Baker co-wrote “Sweet Love” with bassist Louis A. Johnson from the Brothers Johnson and saxophonist Gary Bias, who later joined Earth, Wind and Fire. The collaboration happened organically during the Rapture sessions, with Baker drawing on her personal experiences of romantic devotion to craft lyrics that celebrated love without shame or reservation. She’d been signed to Beverly Glen Music in 1983 after years of working as a law firm receptionist following Chapter 8’s collapse, releasing The Songstress to modest success. When Elektra Records offered a significantly better contract in 1984, Beverly Glen attempted to sue both Baker and Warner Communications to prevent the album’s release, dragging the case through courts for nearly two years before finally losing on March 19, 1986. Rapture was released the very next day, making the triumph even more satisfying.
Recording sessions took place at multiple facilities including Yamaha Research and Development Studios in Glendale, California, United Sound Systems in Detroit, Michigan, and Music Grinder Studios in Hollywood, California during late 1985. Baker reunited with her former Chapter 8 colleague Michael J. Powell as producer, a decision that frustrated Elektra executives who wanted more established names attached to the project. Powell had formed Chapter 8 in 1975 and had worked with Baker since she joined the group the following year. The track featured session musicians Freddie Washington on bass, Greg Moore on guitar, Dean Sir Gant on keyboards, Ricky Lawson on drums, and Paulinho da Costa on percussion, with backing vocals by Jim Gilstrap, Bunny Hull, and Daryl Phinnessee. Engineer Barney Perkins captured Baker’s distinctive contralto vocals spanning from E3 to F5 across the song’s four-minute-twenty-six-second runtime, with the track set in B-flat minor at eighty-nine beats per minute.
“Sweet Love” launched Rapture, Baker’s second studio album released in March 1986 on Elektra Records. The album title reflected both the ecstatic response Baker hoped to inspire and the rapturous quality of the music itself, blending R&B with jazz and soul elements in a style that helped cement the Quiet Storm radio format. Her Elektra contract gave her unprecedented creative control, allowing her to produce her own music after the frustrations with Beverly Glen. The album spawned three more hit singles including “Caught Up in the Rapture,” “No One in the World,” and “Same Ole Love (365 Days a Year),” with NME ranking it number two among Albums of the Year for 1986. The album’s production quality remained so impressive that modern listeners still appreciate the craftsmanship, with its use of live instruments adding an organic warmth that set it apart from the synthesizer-heavy production dominating mid-eighties pop.

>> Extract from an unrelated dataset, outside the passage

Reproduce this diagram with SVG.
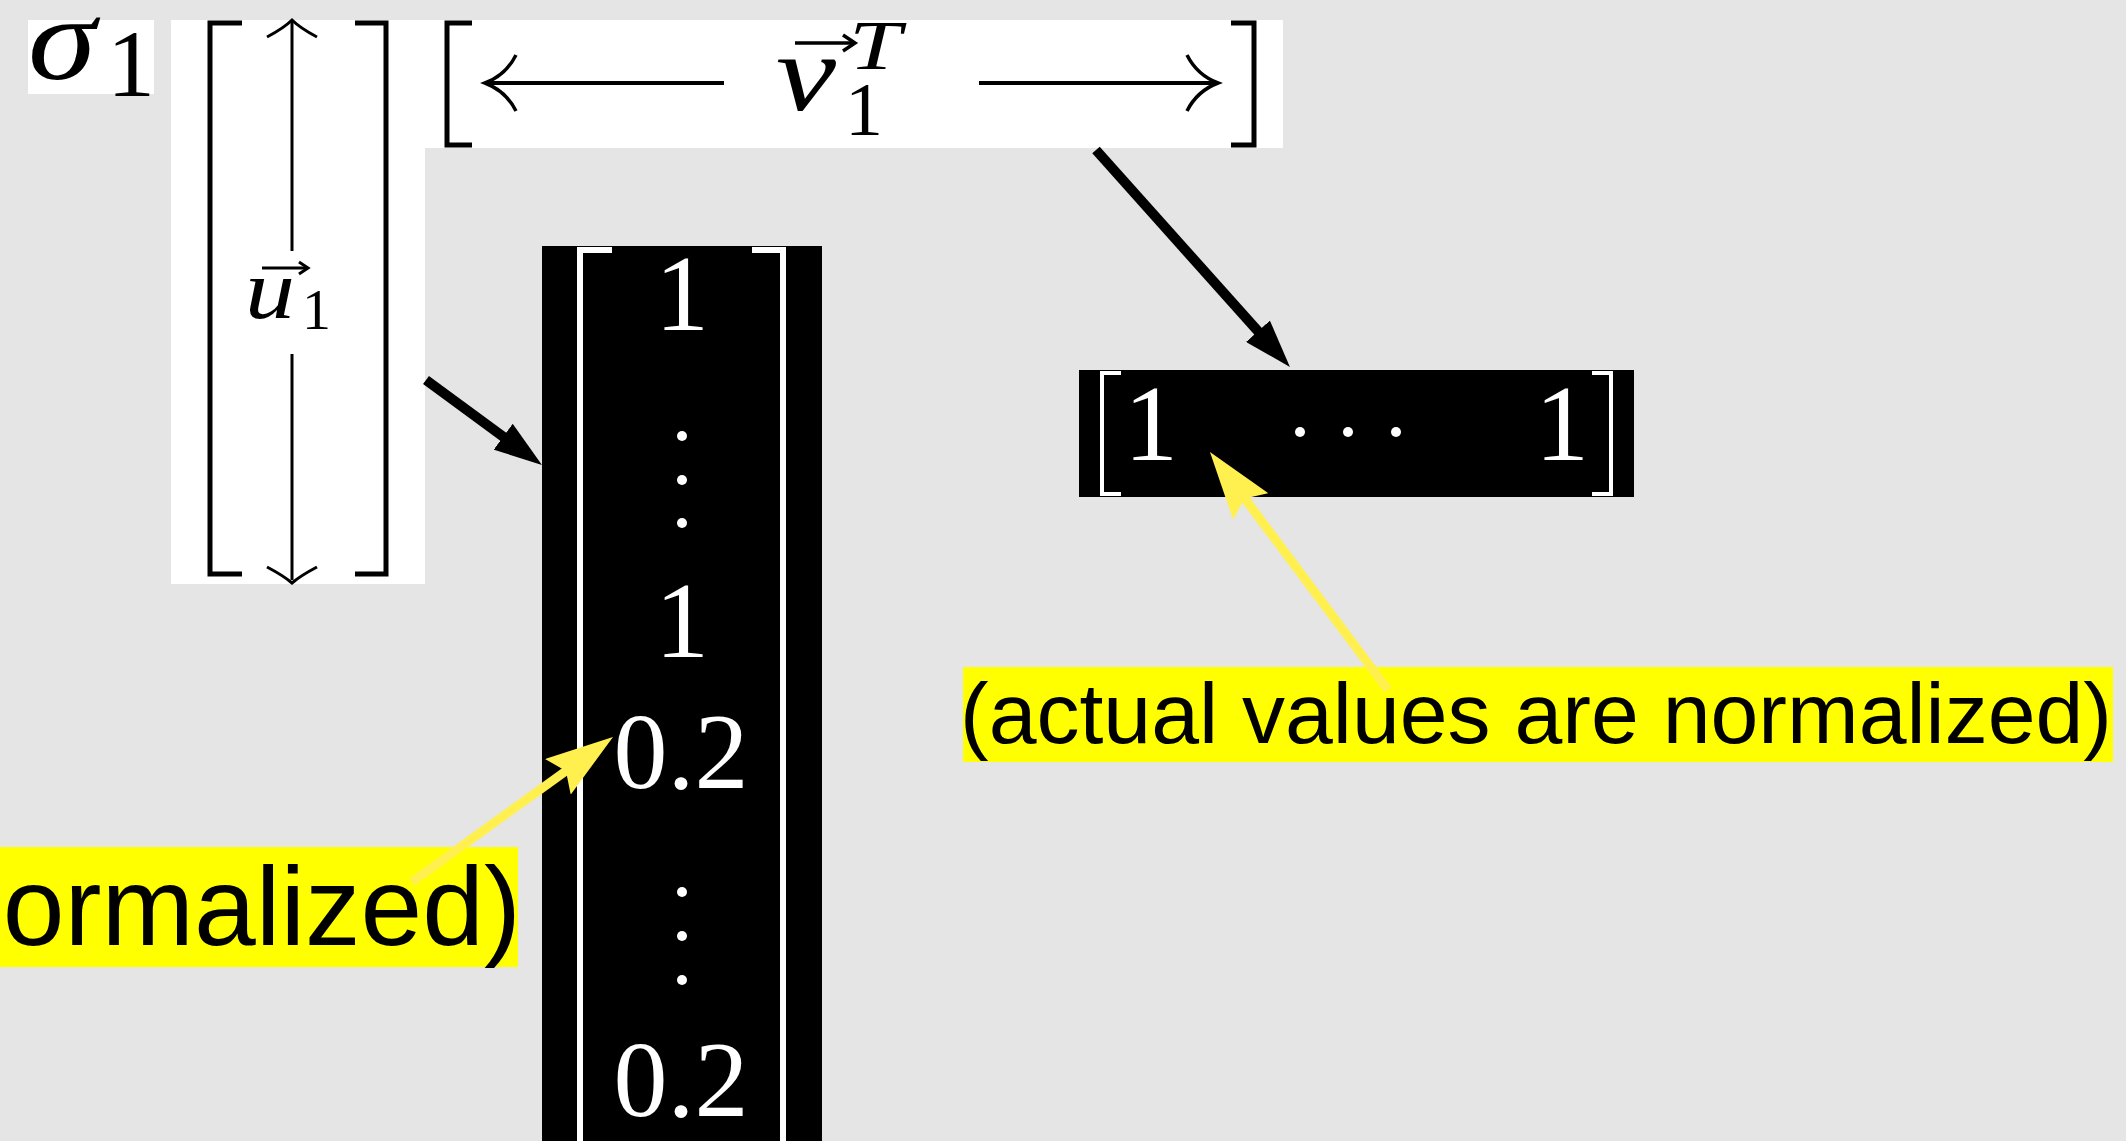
<svg xmlns="http://www.w3.org/2000/svg" width="2126" height="1141" viewBox="0 0 2126 1141">
<style>
.paper{fill:#ffffff}
.ink{stroke:#000000;fill:none}
.brk{stroke:#000000;stroke-width:5;fill:none;stroke-linecap:butt}
.wbrk{stroke:#ffffff;stroke-width:6;fill:none}
.wbrk2{stroke:#ffffff;stroke-width:4;fill:none}
.math{font-family:"Liberation Serif","Times New Roman",serif;fill:#000000}
.it{font-style:italic}
.wnum{font-family:"Liberation Serif","Times New Roman",serif;fill:#ffffff;font-size:108px;text-anchor:middle}
.dot{fill:#ffffff}
.lbl{fill:#ffff00}
.lbltxt{font-family:"Liberation Sans",Arial,sans-serif;fill:#000000}
.barrow{stroke:#000000;stroke-width:10;fill:none}
.yarrow{stroke:#fff050;stroke-width:9;fill:none}
</style>
<defs>
<marker id="bhead" markerUnits="userSpaceOnUse" viewBox="0 0 48 32" markerWidth="48" markerHeight="32" refX="8" refY="16" orient="auto">
<path d="M0,0 L48,16 L0,32 Z" fill="#000000"/>
</marker>
<marker id="yhead" markerUnits="userSpaceOnUse" viewBox="0 0 68 44" markerWidth="68" markerHeight="44" refX="14" refY="22" orient="auto">
<path d="M0,0 L68,22 L0,44 L10,22 Z" fill="#fff050"/>
</marker>
</defs>
<rect x="0" y="0" width="2126" height="1141" fill="#e5e5e5"/>

<g id="sigma1">
<rect class="paper" x="28" y="20" width="126" height="74"/>
<text class="math"><tspan class="it" x="28" y="79" font-size="118" textLength="68" lengthAdjust="spacingAndGlyphs">σ</tspan><tspan x="107" y="96" font-size="96">1</tspan></text>
</g>

<g id="u1">
<rect class="paper" x="171" y="20" width="254" height="564"/>
<path class="brk" d="M242,23 H210 V574 H242"/>
<path class="brk" d="M355,23 H386 V574 H355"/>
<line class="ink" stroke-width="3" x1="292" y1="22" x2="292" y2="251"/>
<path class="ink" stroke-width="3" d="M267,37 Q284,28 292,20 Q300,28 317,37"/>
<line class="ink" stroke-width="3" x1="292" y1="354" x2="292" y2="580"/>
<path class="ink" stroke-width="3" d="M267,567 Q284,576 292,583 Q300,576 317,567"/>
<line class="ink" stroke-width="3" x1="262" y1="268" x2="306" y2="268"/>
<path class="ink" stroke-width="3" d="M299,262 L308,268 L299,274"/>
<text class="math"><tspan class="it" x="245" y="318" font-size="84" textLength="50" lengthAdjust="spacingAndGlyphs">u</tspan><tspan x="302" y="329" font-size="58">1</tspan></text>
</g>

<g id="v1T">
<rect class="paper" x="424" y="20" width="859" height="128"/>
<path class="brk" d="M472,23 H447 V145 H472"/>
<path class="brk" d="M1231,23 H1254 V145 H1231"/>
<line class="ink" stroke-width="4" x1="488" y1="83" x2="724" y2="83"/>
<path class="ink" stroke-width="3.5" d="M516,55 Q506,75 485,83 Q506,91 516,111"/>
<line class="ink" stroke-width="4" x1="979" y1="83" x2="1215" y2="83"/>
<path class="ink" stroke-width="3.5" d="M1187,55 Q1197,75 1218,83 Q1197,91 1187,111"/>
<line class="ink" stroke-width="3.5" x1="795" y1="43" x2="852" y2="43"/>
<path class="ink" stroke-width="3.5" d="M843,35 L855,43 L843,51"/>
<text class="math"><tspan class="it" x="776" y="110" font-size="110" textLength="60" lengthAdjust="spacingAndGlyphs">v</tspan><tspan class="it" x="849" y="69" font-size="70" textLength="52" lengthAdjust="spacingAndGlyphs">T</tspan><tspan x="845" y="135" font-size="76">1</tspan></text>
</g>

<g id="u1-values">
<rect x="542" y="246" width="280" height="895" fill="#000000"/>
<path class="wbrk" d="M612,250 H580 V1141"/>
<path class="wbrk" d="M752,250 H783 V1141"/>
<text class="wnum" x="682" y="330">1</text>
<circle class="dot" cx="682" cy="436" r="5"/>
<circle class="dot" cx="682" cy="480" r="5"/>
<circle class="dot" cx="682" cy="523" r="5"/>
<text class="wnum" x="682" y="657">1</text>
<text class="wnum" x="681" y="788">0.2</text>
<circle class="dot" cx="682" cy="892" r="5"/>
<circle class="dot" cx="682" cy="936" r="5"/>
<circle class="dot" cx="682" cy="980" r="5"/>
<text class="wnum" x="681" y="1116">0.2</text>
</g>

<g id="v1T-values">
<rect x="1079" y="370" width="555" height="127" fill="#000000"/>
<path class="wbrk2" d="M1121,373 H1102 V494 H1121"/>
<path class="wbrk2" d="M1592,373 H1611 V494 H1592"/>
<text class="wnum" x="1151" y="460">1</text>
<circle class="dot" cx="1300" cy="432" r="5"/>
<circle class="dot" cx="1348" cy="432" r="5"/>
<circle class="dot" cx="1396" cy="432" r="5"/>
<text class="wnum" x="1562" y="460">1</text>
</g>

<g id="note-left">
<rect class="lbl" x="0" y="847" width="518" height="120"/>
<text class="lbltxt" x="521" y="945" font-size="111" text-anchor="end">normalized)</text>
</g>

<g id="note-right">
<rect class="lbl" x="963" y="667" width="1150" height="95"/>
<text class="lbltxt" x="960" y="743" font-size="86">(actual values are normalized)</text>
</g>

<g id="connectors">
<line class="barrow" x1="426" y1="380" x2="509.7" y2="441.4" marker-end="url(#bhead)"/>
<line class="barrow" x1="1096" y1="150" x2="1263.3" y2="337.2" marker-end="url(#bhead)"/>
<line class="yarrow" x1="412" y1="882" x2="569.2" y2="768.6" marker-end="url(#yhead)"/>
<line class="yarrow" x1="1388" y1="690" x2="1242.3" y2="495.2" marker-end="url(#yhead)"/>
</g>
</svg>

British jungle musician M-Beat covered the song in 1994 with vocalist Nazlyn, creating an underground bass mix that peaked at number eighteen on the UK Singles Chart and became a drum and bass classic. British R&B trio Fierce recorded their version in 1999 for their debut album Right Here Right Now, releasing it as a single in 2000 with new production by Stargate and titling it “Sweet Love 2K.” Drake sampled Baker’s vocals for his track “Think Good Thoughts” featuring Phonte and Elzhi, prompting Baker to acknowledge in a 2020 interview that a second generation of fans had discovered her through sampling. You got a kid like Drake who decides to rhyme over Sweet Love, she told Essence magazine, noting that while some fans were upset about the sample, the business had been taken care of so she wasn’t mad at him.

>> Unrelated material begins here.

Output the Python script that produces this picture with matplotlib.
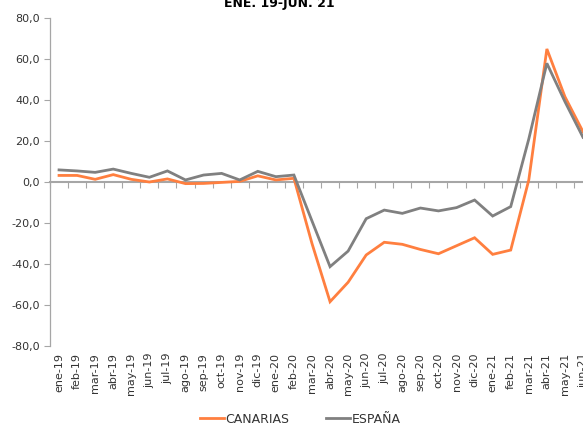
import numpy as np
import matplotlib.pyplot as plt

months = ['ene-19', 'feb-19', 'mar-19', 'abr-19', 'may-19', 'jun-19', 'jul-19', 'ago-19',
          'sep-19', 'oct-19', 'nov-19', 'dic-19', 'ene-20', 'feb-20', 'mar-20', 'abr-20',
          'may-20', 'jun-20', 'jul-20', 'ago-20', 'sep-20', 'oct-20', 'nov-20', 'dic-20',
          'ene-21', 'feb-21', 'mar-21', 'abr-21', 'may-21', 'jun-21']

canarias = [3.2, 3.2, 1.3, 3.6, 1.3, 0.0, 1.5, -0.8, -0.7, -0.2, 0.3, 3.0, 1.0, 1.8,
            -30.0, -58.4, -48.9, -35.6, -29.4, -30.4, -32.9, -35.0, -31.1, -27.2,
            -35.3, -33.2, 1.0, 64.9, 41.6, 24.5]
espana = [5.9, 5.4, 4.7, 6.3, 4.2, 2.3, 5.4, 1.0, 3.4, 4.2, 1.0, 5.2, 2.6, 3.4,
          -19.0, -41.3, -33.7, -17.9, -13.7, -15.3, -12.7, -14.1, -12.5, -8.8,
          -16.6, -12.0, 21.0, 57.9, 39.2, 21.8]

title = 'ENE. 19-JUN. 21'

orange = '#FF7F3F'
grey = '#808080'
axis_grey = '#A6A6A6'
txt = '#333333'

x = np.arange(len(months))

fig = plt.figure(figsize=(5.83, 4.26), dpi=100)
ax = fig.add_axes([50 / 583, 80 / 426, 533 / 583, 328 / 426])

ax.plot(x, canarias, color=orange, lw=2.0, label='CANARIAS', solid_joinstyle='miter')
ax.plot(x, espana, color=grey, lw=2.0, label='ESPAÑA', solid_joinstyle='miter')

ax.set_xlim(-0.5, 29.0)
ax.set_ylim(-80, 80)

ax.set_yticks(np.arange(-80, 81, 20))
ax.set_yticklabels([f'{v:.1f}'.replace('.', ',') for v in np.arange(-80, 81, 20)])
ax.tick_params(axis='y', colors=axis_grey, labelcolor=txt, labelsize=8, length=4, width=0.8)

ax.set_xticks(x)
ax.set_xticklabels(months, rotation=90, fontsize=8, color=txt)
ax.tick_params(axis='x', length=0, pad=5)

for s in ['top', 'right', 'bottom']:
    ax.spines[s].set_visible(False)
ax.spines['left'].set_color(axis_grey)
ax.spines['left'].set_linewidth(0.9)

# category axis line drawn at y=0 with ticks between categories
sec = ax.secondary_xaxis(0.5)
sec.set_xticks(np.arange(-0.5, 29.5, 1))
sec.set_xticklabels([])
sec.xaxis.set_ticks_position('bottom')
sec.tick_params(axis='x', direction='out', length=4, width=0.8, colors=axis_grey)
for sp in sec.spines.values():
    sp.set_color(axis_grey)
    sp.set_linewidth(1.5)

fig.text(0.479, 1 - 7 / 426, title, ha='center', va='baseline',
         fontsize=9, fontweight='bold', color='black')

fig.legend(loc='center', bbox_to_anchor=(0.515, 0.016), ncol=2, frameon=False,
           fontsize=9, handlelength=1.9, handletextpad=0.1, columnspacing=3.0,
           labelcolor=txt)

plt.savefig('out.png', dpi=100)
plt.close()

At the 29th Annual Grammy Awards in 1987, Baker won both her nominations for the song. “Sweet Love” earned Best R&B Song, giving Baker, Johnson, and Bias a songwriting award, while the Rapture album won Best Female R&B Vocal Performance. The following year she added a third Grammy for Best Gospel Performance with The Winans on their collaboration “Ain’t No Need to Worry,” proving her versatility across genres. Looking back, BBC critic Daryl Easlea praised Baker’s voice as ringing like a bell, calling “Sweet Love” one of the three most memorable tracks on Rapture alongside “Caught Up in the Rapture” and “You Bring Me Joy.” The song stands as vindication for every artist told they lack star potential, proof that sometimes the executives are spectacularly wrong and patience combined with creative control can turn rejection into timeless art that influences generations.